> Data excerpt
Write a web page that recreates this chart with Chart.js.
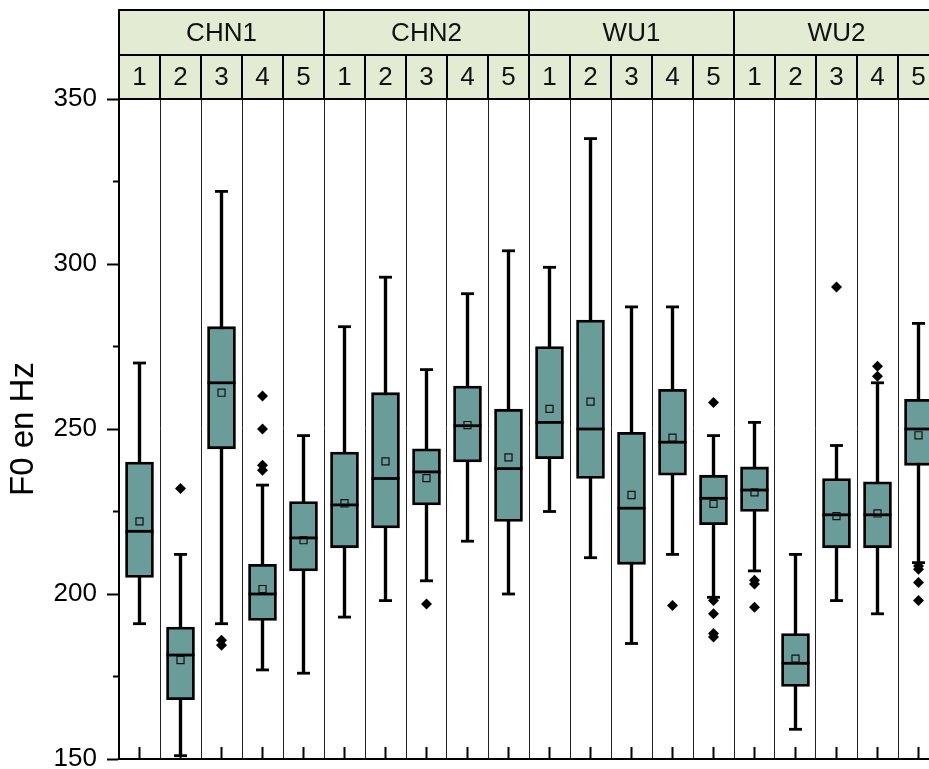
<!DOCTYPE html>
<html>
<head>
<meta charset="utf-8">
<script src="https://cdn.jsdelivr.net/npm/chart.js@4.4.0/dist/chart.umd.min.js"></script>
<style>
  html, body { margin: 0; padding: 0; background: #fff; }
  canvas { display: block; }
</style>
</head>
<body>
<canvas id="chart" width="929" height="769"></canvas>
<script>
// Speaker groups and the five tones recorded for each
const groups = ['CHN1', 'CHN2', 'WU1', 'WU2'];
const tones = ['1', '2', '3', '4', '5'];

// Box-plot statistics per group/tone (F0, Hz), in group order
const whiskerHigh = [270, 212, 322, 233, 248,  281, 296, 268, 291, 304,  299, 338, 287, 287, 248,  252, 212, 245, 264, 282];
const q3          = [240, 190, 281, 209, 228,  243, 261, 244, 263, 256,  275, 283, 249, 262, 236,  238.5, 188, 235, 234, 259];
const median      = [219, 181.5, 264, 200, 217,  227, 235, 237, 251, 238,  252, 250, 226, 246, 229,  231.5, 179, 224, 224, 250];
const mean        = [222, 180, 261, 201.5, 216.3,  227.5, 240.2, 235.1, 251.2, 241.4,  256.1, 258.3, 230, 247.4, 227.3,  230.8, 180.4, 223.6, 224.4, 248.1];
const q1          = [205, 168, 244, 192, 207,  214, 220, 227, 240, 222,  241, 235, 209, 236, 221,  225, 172, 214, 214, 239];
const whiskerLow  = [191, 151, 191, 177, 176,  193, 198, 204, 216, 200,  225, 211, 185, 212, 199,  207, 159, 198, 194, 209.5];
const outliers = [
  [], [232], [186, 184.5], [260, 250, 239, 237.5], [],
  [], [], [197], [], [],
  [], [], [], [196.5], [258, 198, 194, 188, 187],
  [204.2, 203, 196], [], [293], [269, 266], [208.5, 207.5, 203.5, 198]
];

// Y axis ticks
const yTicks = [150, 200, 250, 300, 350];
const yMinorTicks = [175, 225, 275, 325];

const FONT = "'Liberation Sans', Arial, sans-serif";
const BOX_FILL = '#6a9c9a';
const HEADER_FILL = '#e3ebd3';
const INK = '#000000';

const nCats = groups.length * tones.length;
const idx = [...Array(nCats).keys()];
const dividers = idx.slice(0, nCats - 1).map(i => i + 0.5);

const boxData = idx.map(i => ({ x: i, y: [q1[i], q3[i]] }));
const stemData = idx.map(i => ({ x: i, y: [whiskerLow[i], whiskerHigh[i]] }));
const medianData = idx.map(i => ({ x: i, y: median[i] }));
const meanData = idx.map(i => ({ x: i, y: mean[i] }));
const capData = idx.map(i => ({ x: i, y: whiskerHigh[i] }))
  .concat(idx.map(i => ({ x: i, y: whiskerLow[i] })));
const outlierData = [];
outliers.forEach((list, i) => list.forEach(v => outlierData.push({ x: i, y: v })));

// Two-row header (group / tone) plus the minor and inner axis ticks
const frame = {
  id: 'frame',
  afterDraw(chart) {
    const { ctx, chartArea: a, scales: { x, y } } = chart;
    const top = 10, mid = 55, bot = a.top;
    const left = x.getPixelForValue(-0.5);
    const right = x.getPixelForValue(nCats - 0.5);
    ctx.save();
    ctx.fillStyle = HEADER_FILL;
    ctx.fillRect(left, top, right - left, bot - top);

    ctx.strokeStyle = INK;
    ctx.lineWidth = 2;
    ctx.beginPath();
    [top, mid, bot].forEach(yy => { ctx.moveTo(left - 1, yy); ctx.lineTo(right, yy); });
    for (let i = 0; i <= nCats; i++) {
      const xx = x.getPixelForValue(i - 0.5);
      const y0 = (i % tones.length === 0) ? top : mid;
      ctx.moveTo(xx, y0); ctx.lineTo(xx, bot);
    }
    ctx.stroke();

    ctx.fillStyle = '#111';
    ctx.font = '26px ' + FONT;
    ctx.textAlign = 'center';
    ctx.textBaseline = 'middle';
    groups.forEach((g, gi) => {
      const x0 = x.getPixelForValue(gi * tones.length - 0.5);
      const x1 = x.getPixelForValue((gi + 1) * tones.length - 0.5);
      ctx.fillText(g, (x0 + x1) / 2, (top + mid) / 2 + 1);
      tones.forEach((t, ti) => {
        ctx.fillText(t, x.getPixelForValue(gi * tones.length + ti), (mid + bot) / 2 + 1);
      });
    });

    // minor ticks on the value axis
    ctx.beginPath();
    yMinorTicks.forEach(v => {
      const yy = y.getPixelForValue(v);
      ctx.moveTo(a.left - 6, yy); ctx.lineTo(a.left, yy);
    });
    // inner ticks at each tone position along the bottom
    idx.forEach(i => {
      const xx = x.getPixelForValue(i);
      ctx.moveTo(xx, a.bottom); ctx.lineTo(xx, a.bottom - 12);
    });
    ctx.stroke();
    ctx.restore();
  }
};

new Chart(document.getElementById('chart'), {
  type: 'bar',
  data: {
    datasets: [
      {
        type: 'line', data: outlierData, showLine: false, order: 0,
        pointStyle: 'rectRot', pointRadius: 5.5,
        pointBackgroundColor: INK, pointBorderColor: INK, pointBorderWidth: 0
      },
      {
        type: 'line', data: meanData, showLine: false, order: 1,
        pointStyle: 'rect', pointRadius: 5,
        pointBackgroundColor: 'rgba(0,0,0,0)', pointBorderColor: '#111', pointBorderWidth: 1.2
      },
      {
        type: 'line', data: medianData, showLine: false, order: 2,
        pointStyle: 'line', pointRadius: 14,
        pointBorderColor: INK, pointBorderWidth: 2.8
      },
      {
        type: 'line', data: capData, showLine: false, order: 3,
        pointStyle: 'line', pointRadius: 6.5,
        pointBorderColor: INK, pointBorderWidth: 2.8
      },
      {
        type: 'bar', data: boxData, order: 4, grouped: false,
        barThickness: 28, backgroundColor: BOX_FILL,
        borderColor: INK, borderWidth: 2.8, borderSkipped: false
      },
      {
        type: 'bar', data: stemData, order: 5, grouped: false,
        barThickness: 2.7, backgroundColor: INK, borderWidth: 0
      }
    ]
  },
  options: {
    responsive: false,
    animation: false,
    events: [],
    layout: { autoPadding: false, padding: { top: 99, bottom: 10, left: 0, right: 0 } },
    plugins: { legend: { display: false }, tooltip: { enabled: false } },
    scales: {
      x: {
        type: 'linear',
        offset: false,
        min: -0.5,
        max: -0.5 + 810 / 41,
        afterBuildTicks: s => { s.ticks = dividers.map(v => ({ value: v })); },
        afterFit: s => { s.height = 0; s.paddingLeft = 0; s.paddingRight = 0; },
        ticks: { display: false },
        grid: { color: '#222', lineWidth: 1, drawTicks: false, offset: false },
        border: { color: INK, width: 2 }
      },
      y: {
        min: 150,
        max: 350,
        afterBuildTicks: s => { s.ticks = yTicks.map(v => ({ value: v })); },
        afterFit: s => { s.width = 119; s.paddingTop = 0; s.paddingBottom = 0; },
        ticks: { color: INK, font: { family: FONT, size: 26 }, padding: 10 },
        grid: { drawOnChartArea: false, tickLength: 12, tickWidth: 2, tickColor: INK },
        border: { color: INK, width: 2 },
        title: {
          display: true, text: 'F0 en Hz', color: INK,
          font: { family: FONT, size: 33 }, padding: { top: 4, bottom: 0 }
        }
      }
    }
  },
  plugins: [frame]
});
</script>
</body>
</html>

> What to produce
All of the lines above should be printed exactly, minus the pictures.

> Response for this exercise
Write a web page that recreates this chart with Chart.js.
<!DOCTYPE html>
<html>
<head>
<meta charset="utf-8">
<script src="https://cdn.jsdelivr.net/npm/chart.js@4.4.0/dist/chart.umd.min.js"></script>
<style>
  html, body { margin: 0; padding: 0; background: #fff; }
  canvas { display: block; }
</style>
</head>
<body>
<canvas id="chart" width="929" height="769"></canvas>
<script>
// Speaker groups and the five tones recorded for each
const groups = ['CHN1', 'CHN2', 'WU1', 'WU2'];
const tones = ['1', '2', '3', '4', '5'];

// Box-plot statistics per group/tone (F0, Hz), in group order
const whiskerHigh = [270, 212, 322, 233, 248,  281, 296, 268, 291, 304,  299, 338, 287, 287, 248,  252, 212, 245, 264, 282];
const q3          = [240, 190, 281, 209, 228,  243, 261, 244, 263, 256,  275, 283, 249, 262, 236,  238.5, 188, 235, 234, 259];
const median      = [219, 181.5, 264, 200, 217,  227, 235, 237, 251, 238,  252, 250, 226, 246, 229,  231.5, 179, 224, 224, 250];
const mean        = [222, 180, 261, 201.5, 216.3,  227.5, 240.2, 235.1, 251.2, 241.4,  256.1, 258.3, 230, 247.4, 227.3,  230.8, 180.4, 223.6, 224.4, 248.1];
const q1          = [205, 168, 244, 192, 207,  214, 220, 227, 240, 222,  241, 235, 209, 236, 221,  225, 172, 214, 214, 239];
const whiskerLow  = [191, 151, 191, 177, 176,  193, 198, 204, 216, 200,  225, 211, 185, 212, 199,  207, 159, 198, 194, 209.5];
const outliers = [
  [], [232], [186, 184.5], [260, 250, 239, 237.5], [],
  [], [], [197], [], [],
  [], [], [], [196.5], [258, 198, 194, 188, 187],
  [204.2, 203, 196], [], [293], [269, 266], [208.5, 207.5, 203.5, 198]
];

// Y axis ticks
const yTicks = [150, 200, 250, 300, 350];
const yMinorTicks = [175, 225, 275, 325];

const FONT = "'Liberation Sans', Arial, sans-serif";
const BOX_FILL = '#6a9c9a';
const HEADER_FILL = '#e3ebd3';
const INK = '#000000';

const nCats = groups.length * tones.length;
const idx = [...Array(nCats).keys()];
const dividers = idx.slice(0, nCats - 1).map(i => i + 0.5);

const boxData = idx.map(i => ({ x: i, y: [q1[i], q3[i]] }));
const stemData = idx.map(i => ({ x: i, y: [whiskerLow[i], whiskerHigh[i]] }));
const medianData = idx.map(i => ({ x: i, y: median[i] }));
const meanData = idx.map(i => ({ x: i, y: mean[i] }));
const capData = idx.map(i => ({ x: i, y: whiskerHigh[i] }))
  .concat(idx.map(i => ({ x: i, y: whiskerLow[i] })));
const outlierData = [];
outliers.forEach((list, i) => list.forEach(v => outlierData.push({ x: i, y: v })));

// Two-row header (group / tone) plus the minor and inner axis ticks
const frame = {
  id: 'frame',
  afterDraw(chart) {
    const { ctx, chartArea: a, scales: { x, y } } = chart;
    const top = 10, mid = 55, bot = a.top;
    const left = x.getPixelForValue(-0.5);
    const right = x.getPixelForValue(nCats - 0.5);
    ctx.save();
    ctx.fillStyle = HEADER_FILL;
    ctx.fillRect(left, top, right - left, bot - top);

    ctx.strokeStyle = INK;
    ctx.lineWidth = 2;
    ctx.beginPath();
    [top, mid, bot].forEach(yy => { ctx.moveTo(left - 1, yy); ctx.lineTo(right, yy); });
    for (let i = 0; i <= nCats; i++) {
      const xx = x.getPixelForValue(i - 0.5);
      const y0 = (i % tones.length === 0) ? top : mid;
      ctx.moveTo(xx, y0); ctx.lineTo(xx, bot);
    }
    ctx.stroke();

    ctx.fillStyle = '#111';
    ctx.font = '26px ' + FONT;
    ctx.textAlign = 'center';
    ctx.textBaseline = 'middle';
    groups.forEach((g, gi) => {
      const x0 = x.getPixelForValue(gi * tones.length - 0.5);
      const x1 = x.getPixelForValue((gi + 1) * tones.length - 0.5);
      ctx.fillText(g, (x0 + x1) / 2, (top + mid) / 2 + 1);
      tones.forEach((t, ti) => {
        ctx.fillText(t, x.getPixelForValue(gi * tones.length + ti), (mid + bot) / 2 + 1);
      });
    });

    // minor ticks on the value axis
    ctx.beginPath();
    yMinorTicks.forEach(v => {
      const yy = y.getPixelForValue(v);
      ctx.moveTo(a.left - 6, yy); ctx.lineTo(a.left, yy);
    });
    // inner ticks at each tone position along the bottom
    idx.forEach(i => {
      const xx = x.getPixelForValue(i);
      ctx.moveTo(xx, a.bottom); ctx.lineTo(xx, a.bottom - 12);
    });
    ctx.stroke();
    ctx.restore();
  }
};

new Chart(document.getElementById('chart'), {
  type: 'bar',
  data: {
    datasets: [
      {
        type: 'line', data: outlierData, showLine: false, order: 0,
        pointStyle: 'rectRot', pointRadius: 5.5,
        pointBackgroundColor: INK, pointBorderColor: INK, pointBorderWidth: 0
      },
      {
        type: 'line', data: meanData, showLine: false, order: 1,
        pointStyle: 'rect', pointRadius: 5,
        pointBackgroundColor: 'rgba(0,0,0,0)', pointBorderColor: '#111', pointBorderWidth: 1.2
      },
      {
        type: 'line', data: medianData, showLine: false, order: 2,
        pointStyle: 'line', pointRadius: 14,
        pointBorderColor: INK, pointBorderWidth: 2.8
      },
      {
        type: 'line', data: capData, showLine: false, order: 3,
        pointStyle: 'line', pointRadius: 6.5,
        pointBorderColor: INK, pointBorderWidth: 2.8
      },
      {
        type: 'bar', data: boxData, order: 4, grouped: false,
        barThickness: 28, backgroundColor: BOX_FILL,
        borderColor: INK, borderWidth: 2.8, borderSkipped: false
      },
      {
        type: 'bar', data: stemData, order: 5, grouped: false,
        barThickness: 2.7, backgroundColor: INK, borderWidth: 0
      }
    ]
  },
  options: {
    responsive: false,
    animation: false,
    events: [],
    layout: { autoPadding: false, padding: { top: 99, bottom: 10, left: 0, right: 0 } },
    plugins: { legend: { display: false }, tooltip: { enabled: false } },
    scales: {
      x: {
        type: 'linear',
        offset: false,
        min: -0.5,
        max: -0.5 + 810 / 41,
        afterBuildTicks: s => { s.ticks = dividers.map(v => ({ value: v })); },
        afterFit: s => { s.height = 0; s.paddingLeft = 0; s.paddingRight = 0; },
        ticks: { display: false },
        grid: { color: '#222', lineWidth: 1, drawTicks: false, offset: false },
        border: { color: INK, width: 2 }
      },
      y: {
        min: 150,
        max: 350,
        afterBuildTicks: s => { s.ticks = yTicks.map(v => ({ value: v })); },
        afterFit: s => { s.width = 119; s.paddingTop = 0; s.paddingBottom = 0; },
        ticks: { color: INK, font: { family: FONT, size: 26 }, padding: 10 },
        grid: { drawOnChartArea: false, tickLength: 12, tickWidth: 2, tickColor: INK },
        border: { color: INK, width: 2 },
        title: {
          display: true, text: 'F0 en Hz', color: INK,
          font: { family: FONT, size: 33 }, padding: { top: 4, bottom: 0 }
        }
      }
    }
  },
  plugins: [frame]
});
</script>
</body>
</html>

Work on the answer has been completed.